Here’s how I explained it, and you may want to take heed when trying to understand new issues of stocks based on old issuing companies
For this example I will use GM
The old GM went into bankruptcy, mainly because it’s dealership, products, costs, interest and benefits payments were wayyy too much. Also previous management did a terrible job.
So old GM was out, and then the Government (call them BIG person - one of the biggest in the industry - get my drift) takes over the company. Now they have put assets and monies into this company, substantial amount, although it is a rounding error in the larger amount of money that they have. BIG owner now takes over 100% control, old management ios out, although may linger on for awhile.
Now BIG owner does not want it’s money stiuck in this company that is going to have a tough time getting revenues up, so what do they do? in a couple of months, they issue stock to the public in new GM, based on its new models coming out - new GM will be launching ten new models in the next 18 months. Lots of razzamataz.

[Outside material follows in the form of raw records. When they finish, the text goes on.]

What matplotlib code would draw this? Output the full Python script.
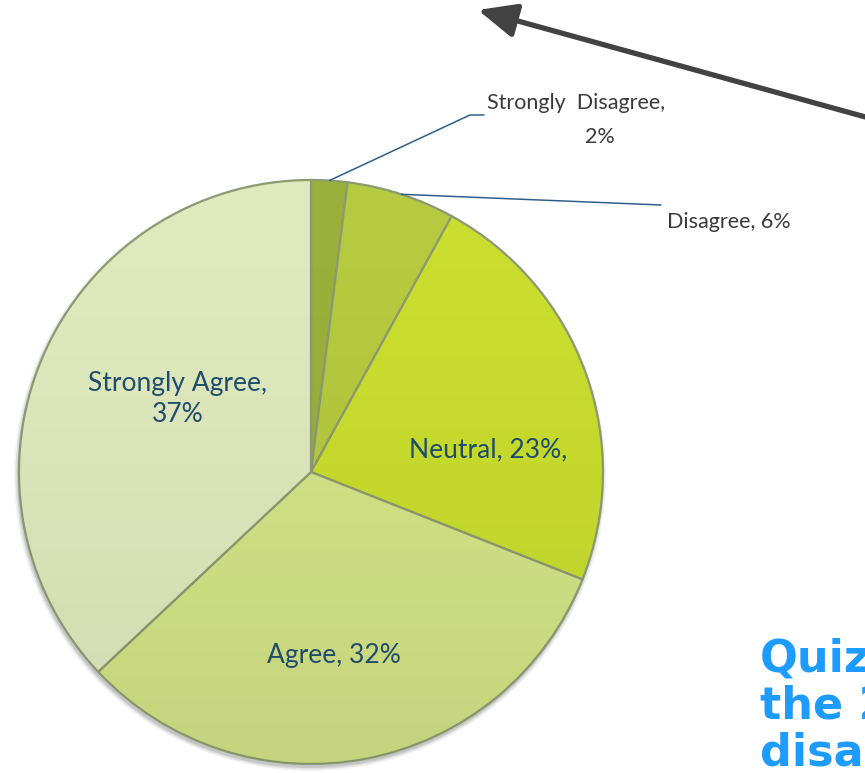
import numpy as np
import matplotlib.pyplot as plt
from matplotlib.patches import Circle

# survey answers, drawn clockwise from 12 o'clock
labels = ["Strongly Disagree", "Disagree", "Neutral", "Agree", "Strongly Agree"]
shares = [2, 6, 23, 32, 37]
colors = ["#9bb03a", "#b5ca3e", "#c9de2e", "#d4e486", "#e0e9bd"]

W, H = 865, 773
CX, CY, R = 311, H - 472, 292

LABEL_FONT = ["Lato", "DejaVu Sans"]
INNER_COLOR = "#1f4d6b"
OUTER_COLOR = "#3a3a3a"
LEADER_COLOR = "#2d5f8c"


def img(x, y):
    # image-style coordinates (y down) to data coordinates
    return x, H - y


fig = plt.figure(figsize=(W / 100, H / 100), dpi=100)
ax = fig.add_axes([0, 0, 1, 1])

# soft drop shadow under the pie
for dr, a in [(4, 0.10), (2.5, 0.18), (1, 0.30)]:
    ax.add_patch(Circle((CX - 1, CY - 3), R + dr, color="#8a8a8a", alpha=a,
                        lw=0, zorder=0))

wedges, _ = ax.pie(shares, colors=colors, startangle=90, counterclock=False,
                   center=(CX, CY), radius=R, frame=True,
                   wedgeprops=dict(edgecolor="#8d9a72", linewidth=1.6))
for w in wedges:
    w.set_zorder(2)
ax.set_xlim(0, W)
ax.set_ylim(0, H)
ax.set_aspect("equal")
ax.axis("off")

# slight darkening toward the bottom of the pie
ramp = np.linspace(0, 1, 256).reshape(-1, 1)
shade = np.zeros((256, 1, 4))
shade[..., 3] = 0.07 * ramp ** 1.5
im = ax.imshow(shade, extent=(CX - R, CX + R, CY - R, CY + R), origin="upper",
               zorder=3, aspect="auto")
im.set_clip_path(Circle((CX, CY), R, transform=ax.transData))


def edge_point(wedge, frac):
    t = np.deg2rad(wedge.theta1 + frac * (wedge.theta2 - wedge.theta1))
    return CX + R * np.cos(t), CY + R * np.sin(t)


def pct(i):
    return f"{shares[i]}%"


# inside labels
ax.text(*img(178, 399), f"{labels[4]},\n{pct(4)}", ha="center", va="center",
        fontsize=19, color=INNER_COLOR, family=LABEL_FONT, linespacing=1.3,
        zorder=5)
ax.text(*img(488, 450), f"{labels[2]}, {pct(2)},", ha="center", va="center",
        fontsize=19, color=INNER_COLOR, family=LABEL_FONT, zorder=5)
ax.text(*img(334, 656), f"{labels[3]}, {pct(3)}", ha="center", va="center",
        fontsize=19, color=INNER_COLOR, family=LABEL_FONT, zorder=5)

# outside labels with leader lines
ax.annotate("", xy=edge_point(wedges[0], 0.5), xytext=img(484, 115),
            arrowprops=dict(arrowstyle="-", color=LEADER_COLOR, lw=1.1,
                            shrinkA=0, shrinkB=0,
                            connectionstyle="angle,angleA=0,angleB=25,rad=0"),
            zorder=6)
ax.text(*img(576, 103), "Strongly  Disagree,", ha="center", va="center",
        fontsize=15.5, color=OUTER_COLOR, family=LABEL_FONT)
ax.text(*img(600, 137), pct(0), ha="center", va="center",
        fontsize=15.5, color=OUTER_COLOR, family=LABEL_FONT)

ax.annotate("", xy=edge_point(wedges[1], 0.5), xytext=img(661, 205),
            arrowprops=dict(arrowstyle="-", color=LEADER_COLOR, lw=1.1,
                            shrinkA=0, shrinkB=0), zorder=6)
ax.text(*img(667, 222), f"{labels[1]}, {pct(1)}", ha="left", va="center",
        fontsize=15.5, color=OUTER_COLOR, family=LABEL_FONT)

# pointer arrow across the top
ax.annotate("", xy=img(478, 10), xytext=img(880, 121),
            arrowprops=dict(arrowstyle="-|>,head_length=0.9,head_width=0.4",
                            color="#424242", lw=3.8, mutation_scale=26,
                            shrinkA=0, shrinkB=0), zorder=7)

# quiz prompt, running off the right edge
ax.text(*img(760, 637), "Quiz:\nthe 2\ndisadvantages", ha="left", va="top",
        fontsize=32, fontweight="bold", color="#1e9bff",
        family="DejaVu Sans", linespacing=1.13, clip_on=False)

fig.savefig("out.png", dpi=100)
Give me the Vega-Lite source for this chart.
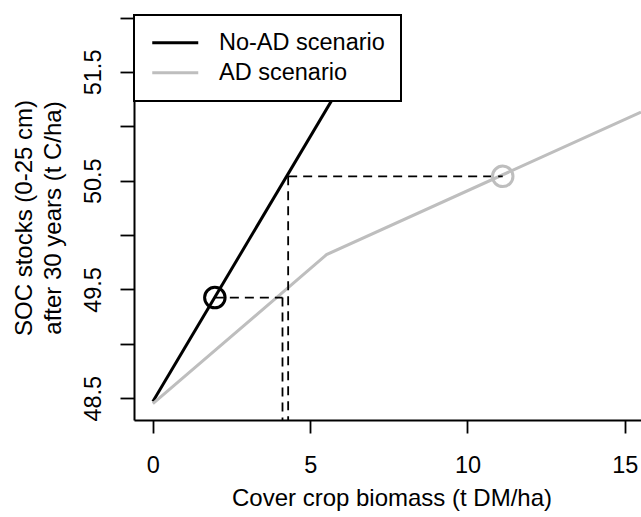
{
  "$schema": "https://vega.github.io/schema/vega-lite/v6.json",
  "width": 507,
  "height": 405,
  "autosize": {"type": "none"},
  "padding": {"left": 134, "top": 15, "right": 0, "bottom": 97},
  "background": "white",
  "config": {
    "view": {"stroke": null},
    "font": "Liberation Sans",
    "axis": {
      "grid": false,
      "domainColor": "black",
      "tickColor": "black",
      "labelColor": "black",
      "titleColor": "black",
      "labelFont": "Liberation Sans",
      "titleFont": "Liberation Sans",
      "labelFontSize": 23.5,
      "titleFontSize": 24,
      "titleFontWeight": "normal",
      "domainWidth": 2,
      "tickWidth": 1.8
    }
  },
  "datasets": {
    "lines": [
      {"scenario": "No-AD scenario", "biomass": 0, "soc": 48.47},
      {"scenario": "No-AD scenario", "biomass": 7.6, "soc": 52.17},
      {"scenario": "AD scenario", "biomass": 0, "soc": 48.45},
      {"scenario": "AD scenario", "biomass": 5.52, "soc": 49.82},
      {"scenario": "AD scenario", "biomass": 15.515, "soc": 51.13}
    ],
    "guides": [
      {"x1": 1.97, "y1": 49.425, "x2": 4.12, "y2": 49.425},
      {"x1": 4.12, "y1": 49.425, "x2": 4.12, "y2": 48.3},
      {"x1": 4.3, "y1": 50.54, "x2": 11.12, "y2": 50.54},
      {"x1": 4.3, "y1": 50.54, "x2": 4.3, "y2": 48.3}
    ],
    "points": [
      {"scenario": "No-AD scenario", "biomass": 1.97, "soc": 49.425},
      {"scenario": "AD scenario", "biomass": 11.12, "soc": 50.54}
    ]
  },
  "layer": [
    {
      "data": {"name": "lines"},
      "mark": {"type": "line", "strokeWidth": 3, "clip": true},
      "encoding": {
        "x": {
          "field": "biomass",
          "type": "quantitative",
          "scale": {"domain": [-0.6, 15.515], "nice": false, "zero": false},
          "axis": {
            "values": [0, 5, 10, 15],
            "tickSize": 13,
            "labelPadding": 39,
            "labelBaseline": "alphabetic",
            "labelFlush": false,
            "labelOverlap": false,
            "title": "Cover crop biomass (t DM/ha)",
            "titleX": 257.5,
            "titleY": 85,
            "titleAlign": "center",
            "titleBaseline": "alphabetic"
          }
        },
        "y": {
          "field": "soc",
          "type": "quantitative",
          "scale": {"domain": [48.3, 52.023], "nice": false, "zero": false},
          "axis": {
            "values": [48.5, 49, 49.5, 50, 50.5, 51, 51.5, 52],
            "format": ".1f",
            "labelExpr": "(datum.value == 48.5 || datum.value == 49.5 || datum.value == 50.5 || datum.value == 51.5) ? datum.label : ''",
            "tickSize": 14,
            "labelAngle": -90,
            "labelAlign": "center",
            "labelBaseline": "alphabetic",
            "labelPadding": 20,
            "labelFlush": false,
            "labelOverlap": false,
            "title": ["SOC stocks (0-25 cm)", "after 30 years (t C/ha)"],
            "titleAngle": -90,
            "titleX": -103,
            "titleY": 202.5,
            "titleAlign": "center",
            "titleBaseline": "alphabetic",
            "titleLineHeight": 29
          }
        },
        "color": {
          "field": "scenario",
          "type": "nominal",
          "scale": {"domain": ["No-AD scenario", "AD scenario"], "range": ["#000000", "#bebebe"]},
          "legend": {
            "orient": "none",
            "legendX": 0,
            "legendY": 0,
            "title": null,
            "padding": 16,
            "fillColor": "white",
            "strokeColor": "black",
            "cornerRadius": 0,
            "symbolType": "M-2.3,0H2.3",
            "symbolSize": 400,
            "symbolStrokeWidth": 3,
            "symbolOffset": 13.5,
            "labelOffset": 32,
            "labelFontSize": 23.5,
            "labelColor": "black",
            "labelFont": "Liberation Sans",
            "labelLimit": 0,
            "rowPadding": 5,
            "encode": {"legend": {"update": {"strokeWidth": {"value": 2}}}}
          }
        }
      }
    },
    {
      "data": {"name": "guides"},
      "mark": {"type": "rule", "strokeDash": [9, 6], "strokeWidth": 1.8, "color": "black"},
      "encoding": {
        "x": {"field": "x1", "type": "quantitative"},
        "y": {"field": "y1", "type": "quantitative"},
        "x2": {"field": "x2"},
        "y2": {"field": "y2"}
      }
    },
    {
      "mark": {"type": "rule", "strokeWidth": 2, "color": "black"},
      "encoding": {"y": {"datum": 52.023, "type": "quantitative"}}
    },
    {
      "data": {"name": "points"},
      "mark": {"type": "point", "shape": "circle", "filled": false, "size": 420, "strokeWidth": 3, "opacity": 1},
      "encoding": {
        "x": {"field": "biomass", "type": "quantitative"},
        "y": {"field": "soc", "type": "quantitative"},
        "stroke": {
          "field": "scenario",
          "type": "nominal",
          "scale": {"domain": ["No-AD scenario", "AD scenario"], "range": ["#000000", "#bebebe"]},
          "legend": null
        }
      }
    }
  ]
}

And the publc will be buying these new GM shares, why? because its now a new entity, backed by a BIG partner, and does not have the handcuffs of the old GM. it’s based on a better revenue model etc, and people are all a buzz about how they better get in on this on the ground floor. Meanwhile BIG partner gets the money they put in back from the buyers of new GM shares, but BIG partner keeps major owenership. So in a few months, they get their money back plus they get future revenue streams, if any, and who gets stuck with the stock the general public. And all because they forgot to read the details.
This is what happens when people get excited about a story of some future share offering, without understanding the maths. Before you make any decision on purchases or receipt of stocks understand the maths.
A company does not issue stock for no reason, it does not want to give up future revenue stream, unless they can get it for FREE. Or, they will issue new stock because they are in trouble. But, never do they issue new stock for the benefit of mankind!
A good idea is to look at the track record of the BIG partner in purchases they have done in the past, have they improved those companies, has management been improved, did they change things for the better. Companies do not change their stripes so easily. A corporate pattern stays around… pay attention to it..
Measure twice cut once. Don’t get carried away.